>> start

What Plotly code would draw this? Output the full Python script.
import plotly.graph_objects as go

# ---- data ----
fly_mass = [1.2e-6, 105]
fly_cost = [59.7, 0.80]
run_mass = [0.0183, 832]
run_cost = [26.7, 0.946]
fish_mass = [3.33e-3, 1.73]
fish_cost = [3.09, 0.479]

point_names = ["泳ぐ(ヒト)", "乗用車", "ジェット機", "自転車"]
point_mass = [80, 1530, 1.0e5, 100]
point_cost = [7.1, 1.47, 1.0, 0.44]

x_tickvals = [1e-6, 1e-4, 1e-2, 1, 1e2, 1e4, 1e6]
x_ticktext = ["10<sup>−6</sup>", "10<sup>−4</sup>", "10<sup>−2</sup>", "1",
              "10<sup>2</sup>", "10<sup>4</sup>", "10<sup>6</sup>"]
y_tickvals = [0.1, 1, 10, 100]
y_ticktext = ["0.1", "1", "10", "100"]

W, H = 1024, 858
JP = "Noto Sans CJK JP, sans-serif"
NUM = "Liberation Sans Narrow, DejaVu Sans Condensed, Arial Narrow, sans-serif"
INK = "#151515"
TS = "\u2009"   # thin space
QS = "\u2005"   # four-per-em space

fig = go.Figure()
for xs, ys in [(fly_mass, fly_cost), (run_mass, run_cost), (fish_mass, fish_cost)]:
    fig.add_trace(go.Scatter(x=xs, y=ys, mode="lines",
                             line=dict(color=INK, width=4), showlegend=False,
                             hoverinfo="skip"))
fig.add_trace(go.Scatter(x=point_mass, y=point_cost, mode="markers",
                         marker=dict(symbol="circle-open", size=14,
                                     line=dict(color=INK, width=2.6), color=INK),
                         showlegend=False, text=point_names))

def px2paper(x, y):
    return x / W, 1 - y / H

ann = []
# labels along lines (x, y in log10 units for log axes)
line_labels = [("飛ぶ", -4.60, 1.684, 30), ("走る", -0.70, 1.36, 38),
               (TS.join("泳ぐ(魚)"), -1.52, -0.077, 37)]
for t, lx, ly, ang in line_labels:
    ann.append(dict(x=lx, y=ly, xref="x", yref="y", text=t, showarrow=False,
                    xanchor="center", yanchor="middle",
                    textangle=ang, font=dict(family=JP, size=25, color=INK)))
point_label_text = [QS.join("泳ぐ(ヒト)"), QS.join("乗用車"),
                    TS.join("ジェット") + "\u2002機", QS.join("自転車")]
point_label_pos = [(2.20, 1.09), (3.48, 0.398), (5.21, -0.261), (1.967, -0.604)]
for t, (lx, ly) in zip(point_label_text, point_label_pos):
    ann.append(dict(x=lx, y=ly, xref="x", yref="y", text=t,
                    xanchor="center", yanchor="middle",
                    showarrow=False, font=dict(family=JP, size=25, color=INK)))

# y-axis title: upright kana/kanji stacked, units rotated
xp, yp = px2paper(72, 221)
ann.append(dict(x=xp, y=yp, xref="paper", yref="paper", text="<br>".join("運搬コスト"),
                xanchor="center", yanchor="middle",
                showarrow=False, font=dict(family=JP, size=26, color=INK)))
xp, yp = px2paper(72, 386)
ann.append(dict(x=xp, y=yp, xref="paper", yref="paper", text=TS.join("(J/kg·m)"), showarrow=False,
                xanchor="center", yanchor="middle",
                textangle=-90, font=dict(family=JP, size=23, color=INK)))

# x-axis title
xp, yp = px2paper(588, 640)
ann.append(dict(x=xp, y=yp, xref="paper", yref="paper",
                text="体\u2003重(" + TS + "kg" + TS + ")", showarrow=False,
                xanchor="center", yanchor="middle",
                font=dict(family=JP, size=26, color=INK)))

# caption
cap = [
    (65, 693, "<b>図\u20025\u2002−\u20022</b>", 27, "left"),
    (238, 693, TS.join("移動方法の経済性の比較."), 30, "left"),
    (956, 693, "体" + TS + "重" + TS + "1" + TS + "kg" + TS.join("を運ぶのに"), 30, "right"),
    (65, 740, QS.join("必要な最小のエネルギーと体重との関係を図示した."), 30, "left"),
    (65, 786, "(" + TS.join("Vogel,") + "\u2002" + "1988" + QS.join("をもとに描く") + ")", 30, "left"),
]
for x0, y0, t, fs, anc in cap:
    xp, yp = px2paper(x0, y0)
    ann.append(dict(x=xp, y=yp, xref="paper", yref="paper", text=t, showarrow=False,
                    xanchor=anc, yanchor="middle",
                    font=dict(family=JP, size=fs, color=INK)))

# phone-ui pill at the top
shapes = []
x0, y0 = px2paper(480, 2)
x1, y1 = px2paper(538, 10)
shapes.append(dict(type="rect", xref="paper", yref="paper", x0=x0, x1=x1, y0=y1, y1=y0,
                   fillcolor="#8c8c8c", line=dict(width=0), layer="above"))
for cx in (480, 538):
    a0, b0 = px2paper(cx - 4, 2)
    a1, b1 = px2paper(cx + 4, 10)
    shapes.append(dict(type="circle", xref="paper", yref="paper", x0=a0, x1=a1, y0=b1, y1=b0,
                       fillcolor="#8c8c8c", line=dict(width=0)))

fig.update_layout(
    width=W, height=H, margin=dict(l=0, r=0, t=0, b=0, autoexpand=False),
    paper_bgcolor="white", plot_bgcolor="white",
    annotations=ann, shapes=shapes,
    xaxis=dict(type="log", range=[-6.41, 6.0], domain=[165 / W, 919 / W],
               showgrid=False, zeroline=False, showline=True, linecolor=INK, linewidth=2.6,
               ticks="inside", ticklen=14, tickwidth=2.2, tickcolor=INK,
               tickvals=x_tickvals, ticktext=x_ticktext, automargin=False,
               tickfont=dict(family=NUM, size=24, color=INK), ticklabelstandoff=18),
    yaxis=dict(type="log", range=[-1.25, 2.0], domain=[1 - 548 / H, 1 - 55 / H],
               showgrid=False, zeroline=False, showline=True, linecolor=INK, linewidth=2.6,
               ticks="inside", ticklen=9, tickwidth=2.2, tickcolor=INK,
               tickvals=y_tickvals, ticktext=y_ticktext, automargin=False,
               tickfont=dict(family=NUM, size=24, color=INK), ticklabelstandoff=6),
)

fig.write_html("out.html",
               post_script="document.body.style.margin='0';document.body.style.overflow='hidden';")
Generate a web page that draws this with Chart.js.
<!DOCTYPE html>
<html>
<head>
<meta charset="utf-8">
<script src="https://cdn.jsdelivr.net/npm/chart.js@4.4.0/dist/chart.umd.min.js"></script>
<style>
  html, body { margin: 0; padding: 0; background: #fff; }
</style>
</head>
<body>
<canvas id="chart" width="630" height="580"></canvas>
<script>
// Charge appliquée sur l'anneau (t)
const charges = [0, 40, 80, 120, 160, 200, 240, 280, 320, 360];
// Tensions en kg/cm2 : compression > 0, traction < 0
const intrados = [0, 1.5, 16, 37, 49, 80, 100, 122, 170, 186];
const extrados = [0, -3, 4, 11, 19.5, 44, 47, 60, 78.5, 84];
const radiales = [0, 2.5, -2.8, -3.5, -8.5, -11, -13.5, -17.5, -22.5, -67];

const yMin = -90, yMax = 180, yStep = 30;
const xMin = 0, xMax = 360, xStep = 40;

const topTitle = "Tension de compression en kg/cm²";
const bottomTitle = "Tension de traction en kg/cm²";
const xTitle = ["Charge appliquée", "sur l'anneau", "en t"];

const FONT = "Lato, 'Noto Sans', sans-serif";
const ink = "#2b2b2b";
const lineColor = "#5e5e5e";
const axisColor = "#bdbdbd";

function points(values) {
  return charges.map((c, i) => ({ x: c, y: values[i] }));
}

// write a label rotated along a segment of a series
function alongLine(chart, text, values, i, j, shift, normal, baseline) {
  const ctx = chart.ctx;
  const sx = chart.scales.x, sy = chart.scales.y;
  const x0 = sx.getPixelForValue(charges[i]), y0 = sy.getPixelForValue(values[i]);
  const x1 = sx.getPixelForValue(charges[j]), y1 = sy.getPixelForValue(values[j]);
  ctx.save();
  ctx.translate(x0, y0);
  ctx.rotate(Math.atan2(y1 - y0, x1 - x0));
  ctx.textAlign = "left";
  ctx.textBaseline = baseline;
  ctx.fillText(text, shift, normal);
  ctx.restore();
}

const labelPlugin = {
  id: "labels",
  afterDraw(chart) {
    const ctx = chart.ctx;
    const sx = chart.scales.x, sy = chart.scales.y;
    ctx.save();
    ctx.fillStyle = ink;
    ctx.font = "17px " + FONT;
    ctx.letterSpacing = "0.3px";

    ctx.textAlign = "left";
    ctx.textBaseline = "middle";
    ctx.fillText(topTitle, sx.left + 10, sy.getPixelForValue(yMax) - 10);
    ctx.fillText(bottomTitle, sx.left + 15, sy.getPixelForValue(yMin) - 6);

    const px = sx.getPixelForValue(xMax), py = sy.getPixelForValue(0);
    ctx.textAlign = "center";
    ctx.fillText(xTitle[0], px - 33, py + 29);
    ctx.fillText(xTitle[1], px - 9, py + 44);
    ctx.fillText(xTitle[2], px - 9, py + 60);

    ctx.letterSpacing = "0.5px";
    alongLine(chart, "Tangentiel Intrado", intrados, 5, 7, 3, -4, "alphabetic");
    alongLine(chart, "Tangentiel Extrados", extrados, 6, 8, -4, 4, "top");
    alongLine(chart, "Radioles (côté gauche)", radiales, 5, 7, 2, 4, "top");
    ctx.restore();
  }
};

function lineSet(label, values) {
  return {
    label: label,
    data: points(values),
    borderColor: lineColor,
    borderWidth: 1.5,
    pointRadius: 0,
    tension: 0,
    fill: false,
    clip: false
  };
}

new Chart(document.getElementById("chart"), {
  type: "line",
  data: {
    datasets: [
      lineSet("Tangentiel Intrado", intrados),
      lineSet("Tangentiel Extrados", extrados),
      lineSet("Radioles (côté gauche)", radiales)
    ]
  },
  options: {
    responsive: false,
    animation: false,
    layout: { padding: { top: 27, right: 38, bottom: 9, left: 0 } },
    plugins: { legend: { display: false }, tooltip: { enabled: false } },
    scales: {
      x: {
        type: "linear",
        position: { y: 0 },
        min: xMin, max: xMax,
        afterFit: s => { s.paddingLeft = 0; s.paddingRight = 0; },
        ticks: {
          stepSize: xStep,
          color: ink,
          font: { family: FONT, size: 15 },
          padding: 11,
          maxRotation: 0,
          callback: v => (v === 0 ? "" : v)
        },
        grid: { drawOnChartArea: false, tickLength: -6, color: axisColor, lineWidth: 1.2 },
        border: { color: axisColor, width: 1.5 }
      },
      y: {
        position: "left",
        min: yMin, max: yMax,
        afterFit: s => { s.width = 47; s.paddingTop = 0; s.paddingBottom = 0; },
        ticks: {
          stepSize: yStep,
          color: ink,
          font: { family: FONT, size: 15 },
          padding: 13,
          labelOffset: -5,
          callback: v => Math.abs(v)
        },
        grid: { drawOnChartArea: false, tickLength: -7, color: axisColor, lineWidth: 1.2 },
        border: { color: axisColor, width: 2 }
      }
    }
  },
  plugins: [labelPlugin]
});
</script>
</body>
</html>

>> end
>> start

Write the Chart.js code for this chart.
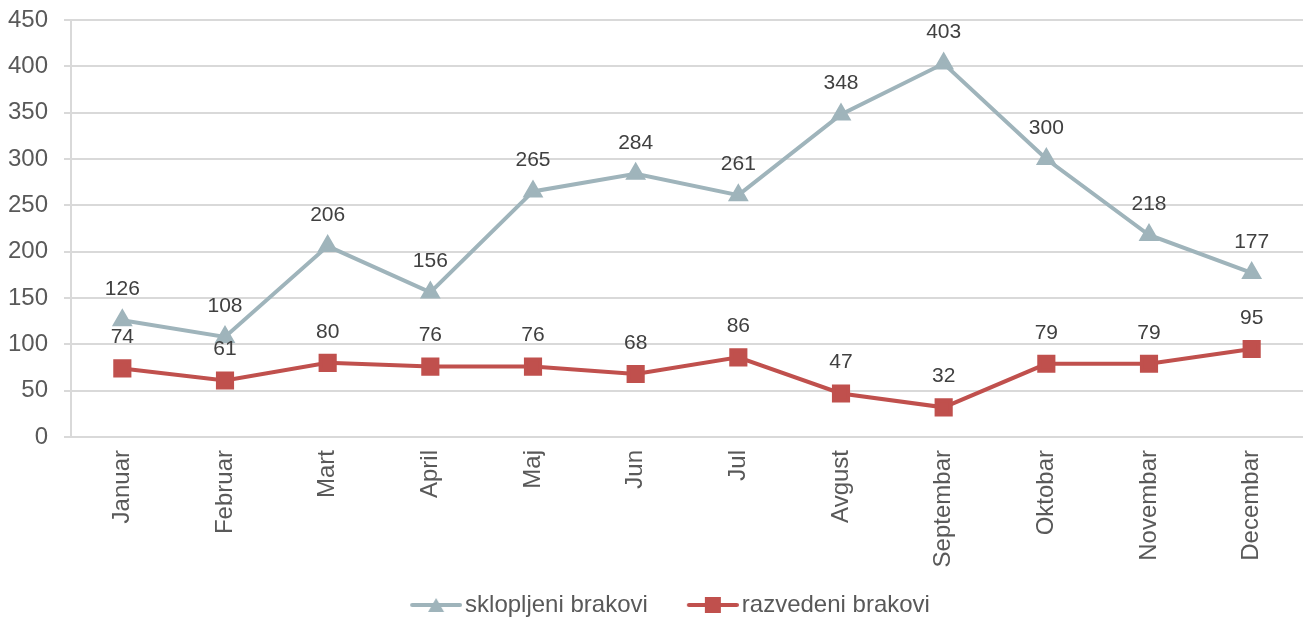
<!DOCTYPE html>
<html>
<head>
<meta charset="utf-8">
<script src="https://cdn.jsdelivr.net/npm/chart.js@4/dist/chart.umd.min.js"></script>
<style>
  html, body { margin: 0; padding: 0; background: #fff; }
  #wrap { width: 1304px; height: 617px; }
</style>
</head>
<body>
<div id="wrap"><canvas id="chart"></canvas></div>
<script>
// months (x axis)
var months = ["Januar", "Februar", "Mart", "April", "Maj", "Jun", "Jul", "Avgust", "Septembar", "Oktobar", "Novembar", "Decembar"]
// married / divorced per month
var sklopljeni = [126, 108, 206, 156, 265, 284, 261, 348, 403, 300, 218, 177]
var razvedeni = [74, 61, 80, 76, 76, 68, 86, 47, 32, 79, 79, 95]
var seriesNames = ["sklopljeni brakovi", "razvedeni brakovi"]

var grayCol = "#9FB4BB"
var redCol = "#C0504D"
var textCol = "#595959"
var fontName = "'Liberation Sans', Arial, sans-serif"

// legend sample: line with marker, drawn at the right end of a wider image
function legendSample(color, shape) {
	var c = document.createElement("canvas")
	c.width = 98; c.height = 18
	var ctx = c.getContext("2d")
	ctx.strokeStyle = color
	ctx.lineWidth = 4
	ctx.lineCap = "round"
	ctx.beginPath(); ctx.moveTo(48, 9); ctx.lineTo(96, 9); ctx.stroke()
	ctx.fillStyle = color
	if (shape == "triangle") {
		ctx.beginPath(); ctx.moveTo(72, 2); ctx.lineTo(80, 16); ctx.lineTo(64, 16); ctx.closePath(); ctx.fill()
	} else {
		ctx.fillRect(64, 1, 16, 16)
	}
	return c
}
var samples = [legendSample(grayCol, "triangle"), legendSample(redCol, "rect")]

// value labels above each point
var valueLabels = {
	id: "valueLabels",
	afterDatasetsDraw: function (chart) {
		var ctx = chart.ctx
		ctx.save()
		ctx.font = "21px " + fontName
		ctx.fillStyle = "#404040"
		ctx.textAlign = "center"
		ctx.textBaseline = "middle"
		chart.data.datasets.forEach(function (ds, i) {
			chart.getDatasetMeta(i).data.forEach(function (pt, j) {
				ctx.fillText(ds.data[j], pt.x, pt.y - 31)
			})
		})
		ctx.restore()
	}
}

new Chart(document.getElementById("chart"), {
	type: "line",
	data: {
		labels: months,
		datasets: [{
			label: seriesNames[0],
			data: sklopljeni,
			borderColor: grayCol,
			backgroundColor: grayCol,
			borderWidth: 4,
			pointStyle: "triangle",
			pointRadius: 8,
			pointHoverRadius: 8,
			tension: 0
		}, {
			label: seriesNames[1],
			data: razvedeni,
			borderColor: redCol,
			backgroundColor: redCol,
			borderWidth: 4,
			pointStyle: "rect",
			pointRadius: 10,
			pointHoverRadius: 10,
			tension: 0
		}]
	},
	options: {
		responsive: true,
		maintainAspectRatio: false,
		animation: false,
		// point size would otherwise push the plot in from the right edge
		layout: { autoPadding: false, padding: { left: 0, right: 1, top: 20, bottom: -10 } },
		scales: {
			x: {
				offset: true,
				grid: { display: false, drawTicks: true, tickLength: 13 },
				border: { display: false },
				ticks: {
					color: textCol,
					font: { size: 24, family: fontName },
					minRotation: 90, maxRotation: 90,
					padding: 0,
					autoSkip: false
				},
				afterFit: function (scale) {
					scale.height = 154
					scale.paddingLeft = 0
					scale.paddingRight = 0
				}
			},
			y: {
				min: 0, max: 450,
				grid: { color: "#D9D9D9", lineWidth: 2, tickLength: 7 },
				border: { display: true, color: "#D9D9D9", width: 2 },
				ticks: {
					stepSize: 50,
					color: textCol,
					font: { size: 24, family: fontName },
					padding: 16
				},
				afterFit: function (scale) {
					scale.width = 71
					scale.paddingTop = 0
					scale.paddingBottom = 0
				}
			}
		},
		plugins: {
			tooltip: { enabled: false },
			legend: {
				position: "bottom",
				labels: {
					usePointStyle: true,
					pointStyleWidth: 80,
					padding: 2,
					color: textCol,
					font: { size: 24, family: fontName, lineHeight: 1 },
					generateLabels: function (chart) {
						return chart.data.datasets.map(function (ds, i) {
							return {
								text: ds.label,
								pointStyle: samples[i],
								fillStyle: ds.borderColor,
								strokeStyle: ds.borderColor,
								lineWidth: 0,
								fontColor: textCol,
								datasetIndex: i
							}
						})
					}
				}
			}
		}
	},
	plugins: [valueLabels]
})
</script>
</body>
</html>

>> end

### Short task
Transcribe, word for word, every line from the line with "What Plotly code" to the line with "point_cost = [7.1, 1.47, 1.0, 0.44]", inclusive, and output nothing else.

### Solved exercise
What Plotly code would draw this? Output the full Python script.
import plotly.graph_objects as go

# ---- data ----
fly_mass = [1.2e-6, 105]
fly_cost = [59.7, 0.80]
run_mass = [0.0183, 832]
run_cost = [26.7, 0.946]
fish_mass = [3.33e-3, 1.73]
fish_cost = [3.09, 0.479]

point_names = ["泳ぐ(ヒト)", "乗用車", "ジェット機", "自転車"]
point_mass = [80, 1530, 1.0e5, 100]
point_cost = [7.1, 1.47, 1.0, 0.44]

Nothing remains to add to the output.